*** Information supplied ***

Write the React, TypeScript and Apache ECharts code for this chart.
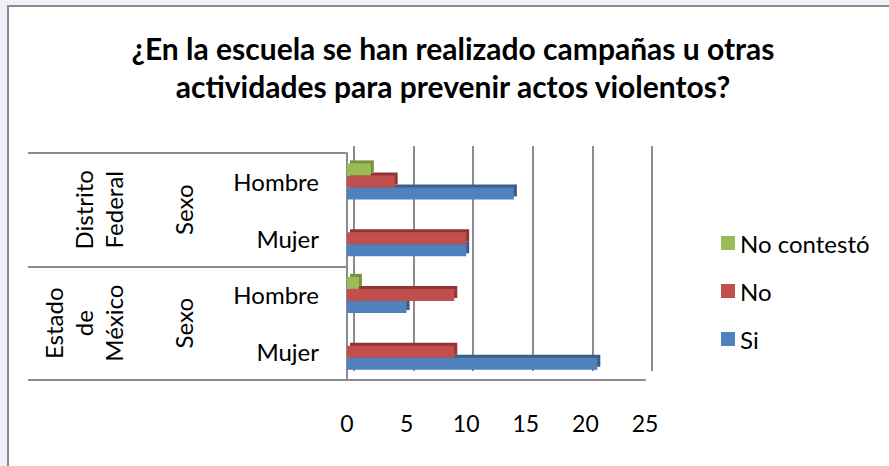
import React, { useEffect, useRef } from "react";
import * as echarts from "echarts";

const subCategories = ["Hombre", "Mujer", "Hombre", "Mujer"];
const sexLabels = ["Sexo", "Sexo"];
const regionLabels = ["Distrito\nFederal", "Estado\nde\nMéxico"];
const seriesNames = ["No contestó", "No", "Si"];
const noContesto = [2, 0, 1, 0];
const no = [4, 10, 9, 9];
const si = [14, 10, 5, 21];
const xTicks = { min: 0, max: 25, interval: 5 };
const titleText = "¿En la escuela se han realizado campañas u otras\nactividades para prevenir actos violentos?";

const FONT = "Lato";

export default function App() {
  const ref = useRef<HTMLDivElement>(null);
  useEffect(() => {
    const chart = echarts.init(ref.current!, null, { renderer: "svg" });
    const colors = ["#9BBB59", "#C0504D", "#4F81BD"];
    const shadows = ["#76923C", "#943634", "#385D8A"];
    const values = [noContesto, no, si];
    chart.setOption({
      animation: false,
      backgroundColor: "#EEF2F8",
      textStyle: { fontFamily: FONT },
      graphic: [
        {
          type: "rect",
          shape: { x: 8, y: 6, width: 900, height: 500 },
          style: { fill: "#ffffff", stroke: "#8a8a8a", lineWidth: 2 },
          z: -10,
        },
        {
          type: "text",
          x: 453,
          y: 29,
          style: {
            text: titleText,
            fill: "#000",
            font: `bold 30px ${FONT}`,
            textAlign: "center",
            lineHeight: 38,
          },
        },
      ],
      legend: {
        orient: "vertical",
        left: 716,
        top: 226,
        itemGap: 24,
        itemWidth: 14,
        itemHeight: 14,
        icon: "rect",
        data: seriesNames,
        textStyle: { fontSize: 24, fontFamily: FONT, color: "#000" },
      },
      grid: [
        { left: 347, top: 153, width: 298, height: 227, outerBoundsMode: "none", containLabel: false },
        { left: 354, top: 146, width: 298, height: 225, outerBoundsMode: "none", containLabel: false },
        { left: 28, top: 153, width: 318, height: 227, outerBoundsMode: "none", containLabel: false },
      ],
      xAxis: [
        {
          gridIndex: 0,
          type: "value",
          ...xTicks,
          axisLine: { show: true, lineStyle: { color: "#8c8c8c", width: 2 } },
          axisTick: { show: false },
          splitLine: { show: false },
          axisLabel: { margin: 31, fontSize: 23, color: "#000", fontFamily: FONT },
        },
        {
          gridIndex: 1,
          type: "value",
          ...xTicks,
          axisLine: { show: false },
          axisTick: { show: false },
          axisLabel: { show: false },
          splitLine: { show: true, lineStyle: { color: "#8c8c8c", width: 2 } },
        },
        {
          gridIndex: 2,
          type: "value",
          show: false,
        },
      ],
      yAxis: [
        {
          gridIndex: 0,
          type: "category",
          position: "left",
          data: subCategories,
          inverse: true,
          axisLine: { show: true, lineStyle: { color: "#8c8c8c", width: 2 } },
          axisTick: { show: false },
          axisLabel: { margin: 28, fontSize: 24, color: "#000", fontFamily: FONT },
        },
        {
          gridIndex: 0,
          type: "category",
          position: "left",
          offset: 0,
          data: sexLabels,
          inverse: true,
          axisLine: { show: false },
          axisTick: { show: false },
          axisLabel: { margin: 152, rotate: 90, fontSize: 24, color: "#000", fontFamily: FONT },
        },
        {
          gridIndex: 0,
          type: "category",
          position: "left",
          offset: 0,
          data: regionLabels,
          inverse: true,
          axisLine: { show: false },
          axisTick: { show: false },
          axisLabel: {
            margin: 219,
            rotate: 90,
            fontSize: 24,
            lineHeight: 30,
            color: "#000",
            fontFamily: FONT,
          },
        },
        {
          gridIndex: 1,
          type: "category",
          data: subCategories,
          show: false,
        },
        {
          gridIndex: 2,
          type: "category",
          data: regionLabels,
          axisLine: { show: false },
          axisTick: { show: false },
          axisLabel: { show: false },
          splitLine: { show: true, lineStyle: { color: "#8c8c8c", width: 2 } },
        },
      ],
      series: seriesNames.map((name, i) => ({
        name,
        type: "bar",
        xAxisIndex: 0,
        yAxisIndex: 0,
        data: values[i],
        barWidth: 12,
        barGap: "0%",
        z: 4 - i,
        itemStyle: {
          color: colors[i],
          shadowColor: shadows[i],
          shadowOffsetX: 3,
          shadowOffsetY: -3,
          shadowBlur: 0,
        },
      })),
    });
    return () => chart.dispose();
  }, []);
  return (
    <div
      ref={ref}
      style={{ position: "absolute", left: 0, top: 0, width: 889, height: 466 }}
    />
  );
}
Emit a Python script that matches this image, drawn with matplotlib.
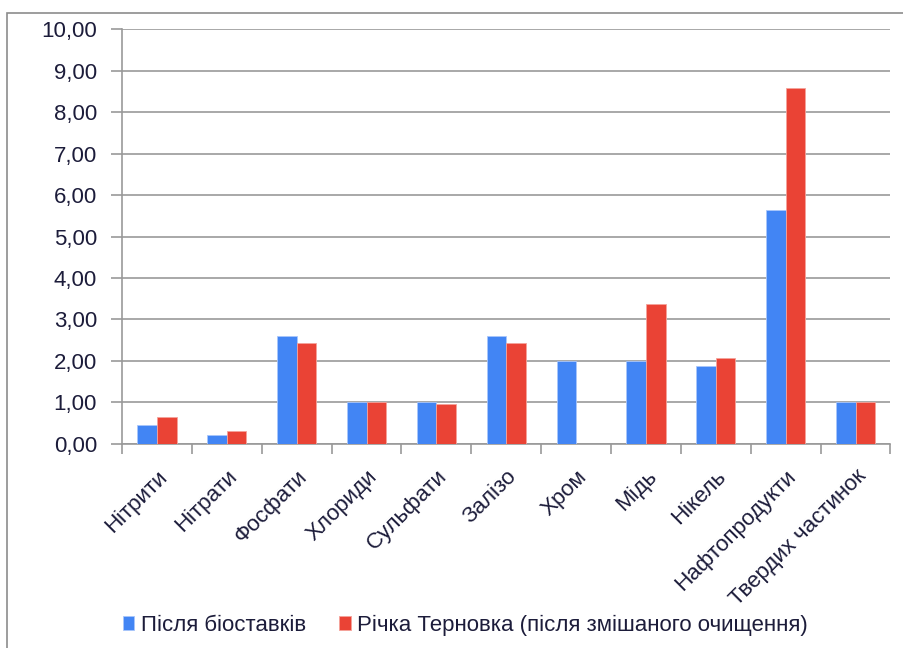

***

◆ What the task asks
The material above holds pictures; copy everything else in it exactly.

◆ Written reply
Write the React, TypeScript and Apache ECharts code for this chart.
import React, { useEffect, useRef } from "react";
import * as echarts from "echarts";

const subCategories = ["Hombre", "Mujer", "Hombre", "Mujer"];
const sexLabels = ["Sexo", "Sexo"];
const regionLabels = ["Distrito\nFederal", "Estado\nde\nMéxico"];
const seriesNames = ["No contestó", "No", "Si"];
const noContesto = [2, 0, 1, 0];
const no = [4, 10, 9, 9];
const si = [14, 10, 5, 21];
const xTicks = { min: 0, max: 25, interval: 5 };
const titleText = "¿En la escuela se han realizado campañas u otras\nactividades para prevenir actos violentos?";

const FONT = "Lato";

export default function App() {
  const ref = useRef<HTMLDivElement>(null);
  useEffect(() => {
    const chart = echarts.init(ref.current!, null, { renderer: "svg" });
    const colors = ["#9BBB59", "#C0504D", "#4F81BD"];
    const shadows = ["#76923C", "#943634", "#385D8A"];
    const values = [noContesto, no, si];
    chart.setOption({
      animation: false,
      backgroundColor: "#EEF2F8",
      textStyle: { fontFamily: FONT },
      graphic: [
        {
          type: "rect",
          shape: { x: 8, y: 6, width: 900, height: 500 },
          style: { fill: "#ffffff", stroke: "#8a8a8a", lineWidth: 2 },
          z: -10,
        },
        {
          type: "text",
          x: 453,
          y: 29,
          style: {
            text: titleText,
            fill: "#000",
            font: `bold 30px ${FONT}`,
            textAlign: "center",
            lineHeight: 38,
          },
        },
      ],
      legend: {
        orient: "vertical",
        left: 716,
        top: 226,
        itemGap: 24,
        itemWidth: 14,
        itemHeight: 14,
        icon: "rect",
        data: seriesNames,
        textStyle: { fontSize: 24, fontFamily: FONT, color: "#000" },
      },
      grid: [
        { left: 347, top: 153, width: 298, height: 227, outerBoundsMode: "none", containLabel: false },
        { left: 354, top: 146, width: 298, height: 225, outerBoundsMode: "none", containLabel: false },
        { left: 28, top: 153, width: 318, height: 227, outerBoundsMode: "none", containLabel: false },
      ],
      xAxis: [
        {
          gridIndex: 0,
          type: "value",
          ...xTicks,
          axisLine: { show: true, lineStyle: { color: "#8c8c8c", width: 2 } },
          axisTick: { show: false },
          splitLine: { show: false },
          axisLabel: { margin: 31, fontSize: 23, color: "#000", fontFamily: FONT },
        },
        {
          gridIndex: 1,
          type: "value",
          ...xTicks,
          axisLine: { show: false },
          axisTick: { show: false },
          axisLabel: { show: false },
          splitLine: { show: true, lineStyle: { color: "#8c8c8c", width: 2 } },
        },
        {
          gridIndex: 2,
          type: "value",
          show: false,
        },
      ],
      yAxis: [
        {
          gridIndex: 0,
          type: "category",
          position: "left",
          data: subCategories,
          inverse: true,
          axisLine: { show: true, lineStyle: { color: "#8c8c8c", width: 2 } },
          axisTick: { show: false },
          axisLabel: { margin: 28, fontSize: 24, color: "#000", fontFamily: FONT },
        },
        {
          gridIndex: 0,
          type: "category",
          position: "left",
          offset: 0,
          data: sexLabels,
          inverse: true,
          axisLine: { show: false },
          axisTick: { show: false },
          axisLabel: { margin: 152, rotate: 90, fontSize: 24, color: "#000", fontFamily: FONT },
        },
        {
          gridIndex: 0,
          type: "category",
          position: "left",
          offset: 0,
          data: regionLabels,
          inverse: true,
          axisLine: { show: false },
          axisTick: { show: false },
          axisLabel: {
            margin: 219,
            rotate: 90,
            fontSize: 24,
            lineHeight: 30,
            color: "#000",
            fontFamily: FONT,
          },
        },
        {
          gridIndex: 1,
          type: "category",
          data: subCategories,
          show: false,
        },
        {
          gridIndex: 2,
          type: "category",
          data: regionLabels,
          axisLine: { show: false },
          axisTick: { show: false },
          axisLabel: { show: false },
          splitLine: { show: true, lineStyle: { color: "#8c8c8c", width: 2 } },
        },
      ],
      series: seriesNames.map((name, i) => ({
        name,
        type: "bar",
        xAxisIndex: 0,
        yAxisIndex: 0,
        data: values[i],
        barWidth: 12,
        barGap: "0%",
        z: 4 - i,
        itemStyle: {
          color: colors[i],
          shadowColor: shadows[i],
          shadowOffsetX: 3,
          shadowOffsetY: -3,
          shadowBlur: 0,
        },
      })),
    });
    return () => chart.dispose();
  }, []);
  return (
    <div
      ref={ref}
      style={{ position: "absolute", left: 0, top: 0, width: 889, height: 466 }}
    />
  );
}
Emit a Python script that matches this image, drawn with matplotlib.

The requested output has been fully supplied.